**Exercise objective:** Transcribe every line from the top down to the line with "const rowChecked = [1,0,1,1,1,1,1,1,1,1,0];", both ends included, but not the pictures.

**Data block:**

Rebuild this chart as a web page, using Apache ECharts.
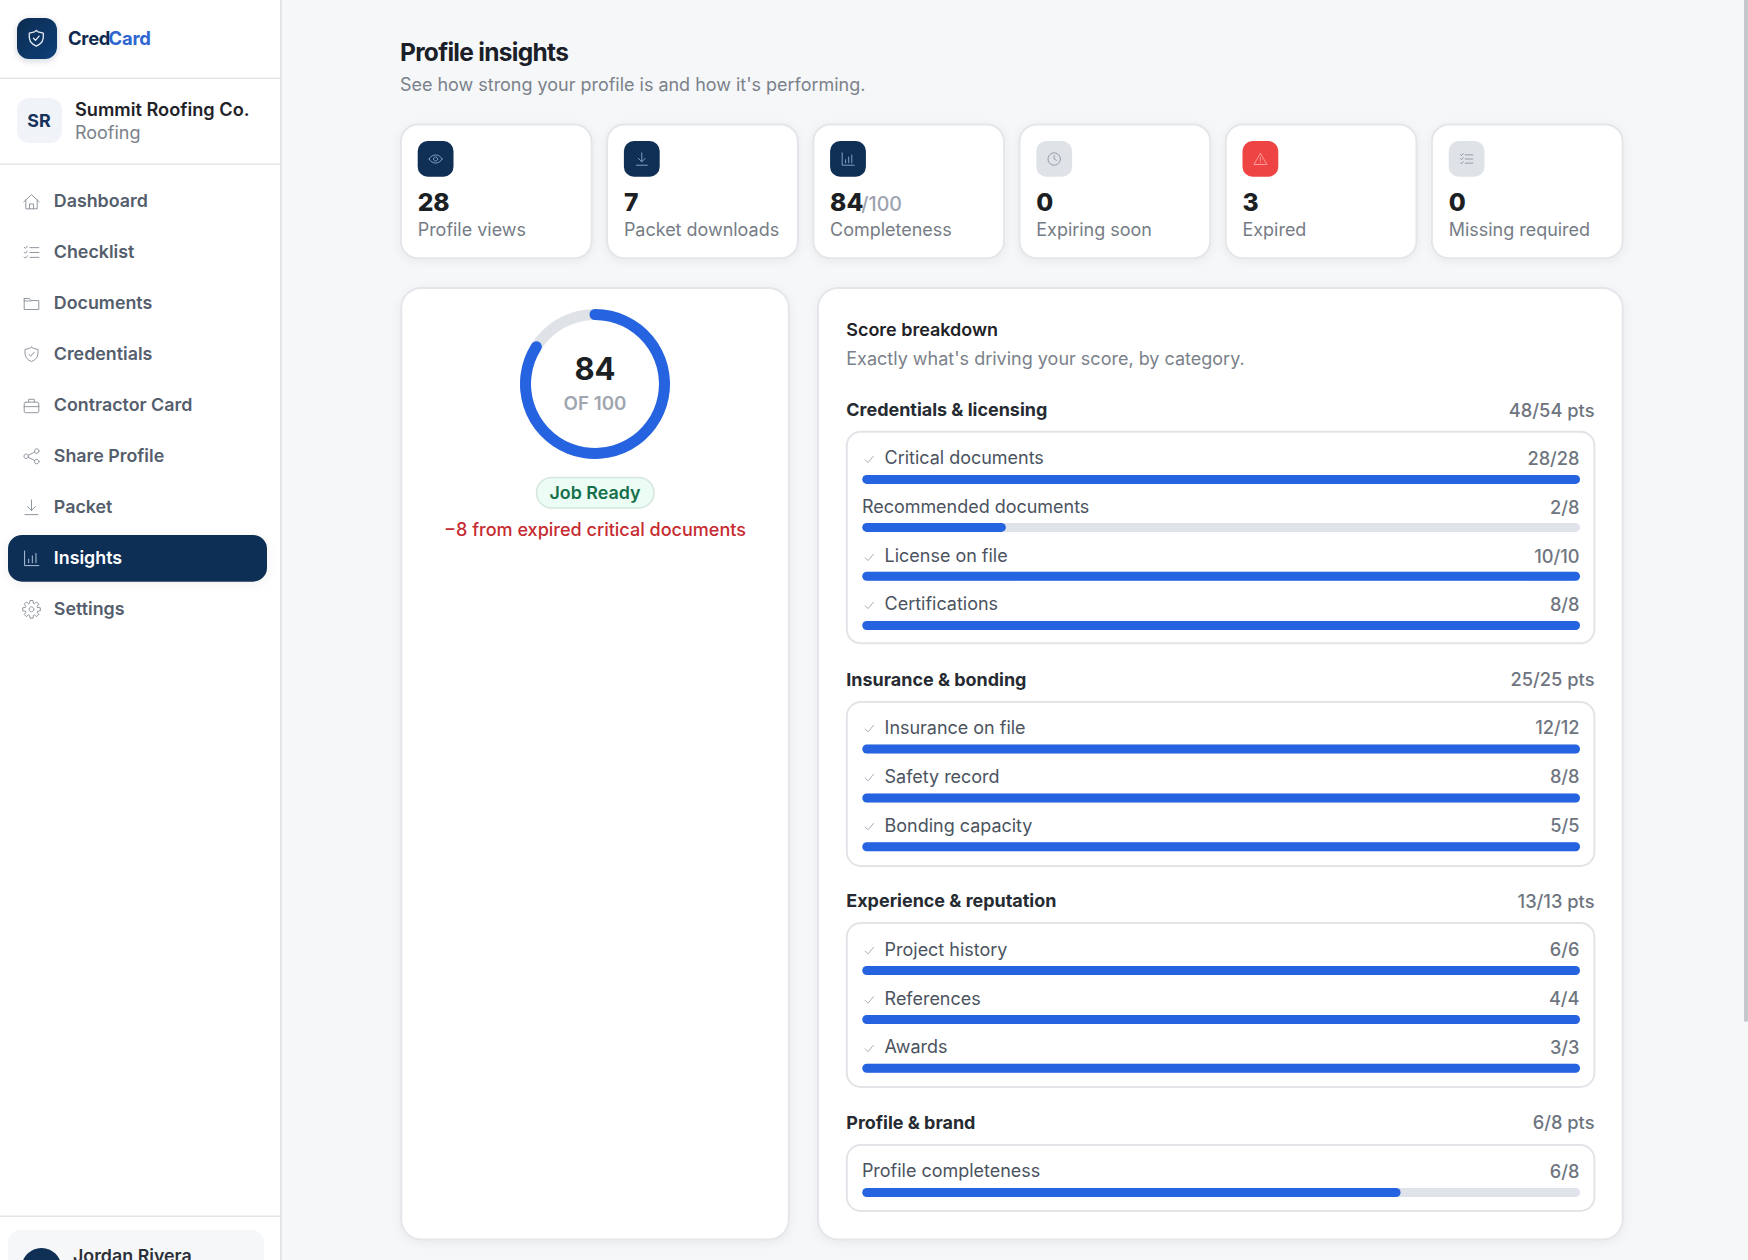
<!DOCTYPE html>
<html><head><meta charset="utf-8">
<style>html,body{margin:0;padding:0;background:#f5f7f9;overflow:hidden}#c{width:1748px;height:1260px}</style>
<script src="https://cdn.jsdelivr.net/npm/echarts@6/dist/echarts.min.js"></script>
</head><body><div id="c"></div>
<script>
// ---- data ----
const navItems = ['Dashboard','Checklist','Documents','Credentials','Contractor Card','Share Profile','Packet','Insights','Settings'];
const statLabels = ['Profile views','Packet downloads','Completeness','Expiring soon','Expired','Missing required'];
const statValues = ['28','7','84','0','3','0'];
const overallScore = 84;
const sectionNames = ['Credentials & licensing','Insurance & bonding','Experience & reputation','Profile & brand'];
const sectionPoints = ['48/54 pts','25/25 pts','13/13 pts','6/8 pts'];
const rowNames = ['Critical documents','Recommended documents','License on file','Certifications','Insurance on file','Safety record','Bonding capacity','Project history','References','Awards','Profile completeness'];
const rowScores = ['28/28','2/8','10/10','8/8','12/12','8/8','5/5','6/6','4/4','3/3','6/8'];
const rowPercent = [100,20,100,100,100,100,100,100,100,100,75];
const rowChecked = [1,0,1,1,1,1,1,1,1,1,0];

// ---- layout (pixels) ----
const FONT = 'Inter';
const BASE = 17.84, BODY = 17.97;
const navY = [200.7,251.7,302.6,353.5,404.6,455.5,506.5,557.5,608.5];
const cardX = [400.9,607.1,813.3,1019.5,1225.7,1431.9];
const sectionY = [409.6,679.3,900.6,1122.4];
const boxY = [[431.7,643.3],[702,866],[923,1087],[1145,1211]];
const rowLabelY = [457.7,506.7,555.7,603.7,727,776,825,949,998.3,1046.8,1170.7];
const rowBarY = [479.4,527.4,576.2,625.5,749,798,846.7,970.5,1019.5,1068.3,1192.5];
const BAR_L = 862.3, BAR_R = 1580, BAR_H = 9;
const BORDER = '#e4e6e9';

const NAVY='#0f2f55', BLUE='#2563e0';
const g = [];
const spacing = {'Profile insights':'-0.7px','Cred':'-0.25px','Card':'-0.25px'};
function T(x,y,text,size,weight,fill,align){
  g.push({type:'text',z:5,style:{x,y,text,fontFamily:FONT,fontSize:size,fontWeight:weight,fill,align:align||'left',verticalAlign:'middle'}});
}
function R(x,y,w,h,r,fill,stroke,lw,shadow){
  const style={fill};
  if(stroke){style.stroke=stroke;style.lineWidth=lw||1.5;}
  if(shadow){style.shadowBlur=shadow;style.shadowColor='rgba(20,30,50,0.06)';style.shadowOffsetY=2;}
  g.push({type:'rect',z:1,shape:{x,y,width:w,height:h,r},style});
}
// icons are described in a 24-unit box
const P=(pts,closed)=>({type:'polyline',shape:{points:closed?pts.concat([pts[0]]):pts}});
const L=(a,b,c,d)=>({type:'line',shape:{x1:a,y1:b,x2:c,y2:d}});
const C=(x,y,r)=>({type:'circle',shape:{cx:x,cy:y,r}});
function gearPts(){const out=[];const n=8;for(let i=0;i<n;i++){const a=i/n*Math.PI*2;
  [[-.30,7.8],[-.17,11],[.17,11],[.30,7.8]].forEach(([d,r])=>out.push([12+r*Math.cos(a+d),12+r*Math.sin(a+d)]));}return out;}
const ICONS={
 home:[P([[2.5,12.5],[12,3.5],[21.5,12.5]]),P([[5,10],[5,21],[19,21],[19,10]]),P([[9.5,21],[9.5,15],[14.5,15],[14.5,21]])],
 list:[L(10,6,21,6),L(10,12,21,12),L(10,18,21,18),P([[3,5.5],[4.5,7],[7,4]]),P([[3,11.5],[4.5,13],[7,10]]),P([[3,17.5],[4.5,19],[7,16]])],
 folder:[P([[3,6],[9.5,6],[11.5,8.5],[21,8.5],[21,19.5],[3,19.5]],true),L(3,9,11.5,9)],
 shield:[P([[12,3],[14,4.6],[20,6],[20,11.5],[18.6,16],[15.5,19],[12,21],[8.5,19],[5.4,16],[4,11.5],[4,6],[10,4.6]],true),P([[8.8,12],[11.1,14.3],[15.2,9.5]])],
 case:[{type:'rect',shape:{x:3,y:8,width:18,height:13,r:2}},P([[8.5,8],[8.5,4.5],[15.5,4.5],[15.5,8]]),L(3,13.5,21,13.5)],
 share:[C(5.5,12,2.8),C(18.5,5.5,2.8),C(18.5,18.5,2.8),L(8,10.7,16,6.8),L(8,13.3,16,17.2)],
 down:[L(12,3,12,16),P([[7,11],[12,16],[17,11]]),L(4,21,20,21)],
 chart:[P([[3.5,3],[3.5,21],[21,21]]),L(8.5,17.5,8.5,13),L(13,17.5,13,9),L(17.5,17.5,17.5,6)],
 gear:[P(gearPts(),true),C(12,12,3)],
 eye:[{type:'bezierCurve',shape:{x1:2.5,y1:12,x2:21.5,y2:12,cpx1:7,cpy1:4,cpx2:17,cpy2:4}},{type:'bezierCurve',shape:{x1:2.5,y1:12,x2:21.5,y2:12,cpx1:7,cpy1:20,cpx2:17,cpy2:20}},C(12,12,3)],
 clock:[C(12,12,9),P([[12,7],[12,12],[15.2,14]])],
 warn:[P([[12,4],[21.5,20],[2.5,20]],true),L(12,9.5,12,14.5),L(12,16.8,12,17.2)],
 check:[P([[4,13],[9.5,18.5],[20,6]])]
};
function icon(name,cx,cy,px,color,lw){
  const s=px/24;
  g.push({type:'group',z:6,x:cx-12*s,y:cy-12*s,scaleX:s,scaleY:s,
    children:ICONS[name].map(e=>({...e,z:6,style:{fill:'none',stroke:color,lineWidth:lw/s,lineCap:'round',lineJoin:'round'}}))});
}

// ---- sidebar ----
g.push({type:'rect',z:0,shape:{x:0,y:0,width:280,height:1260},style:{fill:'#ffffff'}});
g.push({type:'rect',z:0,shape:{x:280,y:0,width:2,height:1260},style:{fill:'#e3e5e8'}});
[[77.5],[163.5],[1215.5]].forEach(([y])=>g.push({type:'rect',z:1,shape:{x:0,y,width:280,height:1.6},style:{fill:'#e3e5e8'}}));
g.push({type:'rect',z:2,shape:{x:17,y:18,width:40,height:41,r:12},style:{
  fill:{type:'linear',x:0,y:0,x2:1,y2:1,colorStops:[{offset:0,color:'#0f2c50'},{offset:1,color:'#113f7a'}]},
  shadowBlur:6,shadowColor:'rgba(15,47,85,0.18)',shadowOffsetY:2}});
icon('shield',36.3,38.3,21,'#e6edf6',1.3);
T(68,37.5,'Cred',18.4,700,'#0f2b50');
T(108.6,37.5,'Card',18.4,700,'#2f66d0');
R(17,98,45,45,12,'#f0f4f9');
T(39,120.5,'SR',17.84,700,'#16325c','center');
T(75,108.5,'Summit Roofing Co.',18.2,600,'#1f2328');
T(75,132.5,'Roofing',BODY,400,'#7b818a');
R(8,535,259,46.7,14,NAVY,null,0,12);
const navIcons=['home','list','folder','shield','case','share','down','chart','gear'];
navItems.forEach((n,i)=>{
  const on=n==='Insights';
  icon(navIcons[i],31.5,navY[i]+.8,19.5,on?'#b8c9de':'#8b919a',0.95);
  T(53.8,navY[i],n,BASE,600,on?'#ffffff':'#555e6c');
});
R(8,1230,256,60,12,'#f6f7f9');
g.push({type:'circle',z:3,shape:{cx:41.5,cy:1268,r:20},style:{fill:NAVY}});
T(73,1255,'Jordan Rivera',BASE,600,'#2b3038');

// ---- header ----
T(400,52,'Profile insights',24.5,700,'#1b2028');
T(400,84.7,"See how strong your profile is and how it's performing.",BODY,400,'#7b818a');

// ---- stat cards ----
const tiles=[[NAVY,'eye','#8fadd0'],[NAVY,'down','#8fadd0'],[NAVY,'chart','#8fadd0'],['#dfe2e6','clock','#8a93a0'],['#ef4444','warn','#fca5a5'],['#dfe2e6','list','#8a93a0']];
statLabels.forEach((lab,i)=>{
  const x=cardX[i], tx=x+16.8;
  R(x,124.6,190.8,133.6,17,'#ffffff',BORDER,2,10);
  R(tx,141,35.8,35.8,10,tiles[i][0]);
  icon(tiles[i][1],tx+17.9,159,16.5,tiles[i][2],0.9);
  T(tx,201.7,statValues[i],24.6,800,'#1c1f24');
  if(lab==='Completeness') T(tx+31.2,204.3,'/100',19.6,500,'#9ca3af');
  T(tx,229.2,lab,BODY,400,'#767c85');
});

// ---- panels ----
R(401.2,288,387.6,951.6,20,'#ffffff',BORDER,2,10);
R(818,288,804.8,951.6,20,'#ffffff',BORDER,2,10);

// left panel texts
R(536.5,477.5,117.5,30.5,15.2,'#ecfdf5','#d5e6dd',1.5);
T(595,492.5,'Job Ready',BASE,600,'#15704c','center');
T(595,529.2,'\u22128 from expired critical documents',18.04,500,'#c62b31','center');

// right panel texts
T(846.3,329.7,'Score breakdown',BODY,600,'#1f2328');
T(846.3,358.2,"Exactly what's driving your score, by category.",18,400,'#7b818a');
sectionNames.forEach((s,i)=>{
  T(846.3,sectionY[i],s,BODY,700,'#262b32');
  T(1594.5,sectionY[i],sectionPoints[i],18.3,500,'#6e7580','right');
  R(846.8,boxY[i][0],747.6,boxY[i][1]-boxY[i][0],14,'#ffffff','#e2e4e8',2);
});
rowNames.forEach((n,i)=>{
  if(rowChecked[i]) icon('check',869.3,rowLabelY[i]+1.5,12.5,'#9aa1aa',0.85);
  T(rowChecked[i]?884.6:861.9,rowLabelY[i],n,BODY,400,'#4b5360');
  T(1579.5,rowLabelY[i],rowScores[i],18.2,500,'#6e7580','right');
});

// ---- charts ----
const grids=[],xAxes=[],yAxes=[],series=[];
rowNames.forEach((n,i)=>{
  grids.push({left:BAR_L,width:BAR_R-BAR_L,top:rowBarY[i]-BAR_H/2,height:BAR_H,containLabel:false});
  xAxes.push({gridIndex:i,type:'value',min:0,max:100,show:false});
  yAxes.push({gridIndex:i,type:'category',data:[n],show:false});
  series.push({type:'bar',xAxisIndex:i,yAxisIndex:i,data:[rowPercent[i]],barWidth:BAR_H,silent:true,animation:false,
    showBackground:true,backgroundStyle:{color:'#e0e3ea',borderRadius:BAR_H/2},
    itemStyle:{color:BLUE,borderRadius:BAR_H/2}});
});
series.push({type:'gauge',center:[595,384],radius:75,startAngle:90,endAngle:-270,min:0,max:100,animation:false,silent:true,
  pointer:{show:false},axisTick:{show:false},splitLine:{show:false},axisLabel:{show:false},
  axisLine:{lineStyle:{width:11,color:[[1,'#dfe3e7']]}},
  progress:{show:true,roundCap:true,width:11,itemStyle:{color:BLUE}},
  data:[{value:overallScore,name:'OF 100',
    title:{offsetCenter:[0,19],fontFamily:FONT,fontSize:18.8,fontWeight:600,color:'#a0a6af'},
    detail:{offsetCenter:[0,-15.5],fontFamily:FONT,fontSize:31,fontWeight:700,color:'#1c1f24',formatter:'{value}'}}]});

const chart=echarts.init(document.getElementById('c'),null,{renderer:'svg',width:1748,height:1260});
// scrollbar
g.push({type:'rect',z:9,shape:{x:1744,y:-6,width:4,height:1028,r:2},style:{fill:'#c5c9ce'}});
function applySpacing(){
  document.querySelectorAll('#c svg text').forEach(t=>{
    const v=spacing[t.textContent]; if(v) t.style.letterSpacing=v;
  });
}
chart.on('finished',applySpacing);
chart.setOption({animation:false,backgroundColor:'#f5f7f9',grid:grids,xAxis:xAxes,yAxis:yAxes,series,graphic:{elements:g}});
applySpacing();
</script></body></html>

**Answer to this task:**
Rebuild this chart as a web page, using Apache ECharts.
<!DOCTYPE html>
<html><head><meta charset="utf-8">
<style>html,body{margin:0;padding:0;background:#f5f7f9;overflow:hidden}#c{width:1748px;height:1260px}</style>
<script src="https://cdn.jsdelivr.net/npm/echarts@6/dist/echarts.min.js"></script>
</head><body><div id="c"></div>
<script>
// ---- data ----
const navItems = ['Dashboard','Checklist','Documents','Credentials','Contractor Card','Share Profile','Packet','Insights','Settings'];
const statLabels = ['Profile views','Packet downloads','Completeness','Expiring soon','Expired','Missing required'];
const statValues = ['28','7','84','0','3','0'];
const overallScore = 84;
const sectionNames = ['Credentials & licensing','Insurance & bonding','Experience & reputation','Profile & brand'];
const sectionPoints = ['48/54 pts','25/25 pts','13/13 pts','6/8 pts'];
const rowNames = ['Critical documents','Recommended documents','License on file','Certifications','Insurance on file','Safety record','Bonding capacity','Project history','References','Awards','Profile completeness'];
const rowScores = ['28/28','2/8','10/10','8/8','12/12','8/8','5/5','6/6','4/4','3/3','6/8'];
const rowPercent = [100,20,100,100,100,100,100,100,100,100,75];
const rowChecked = [1,0,1,1,1,1,1,1,1,1,0];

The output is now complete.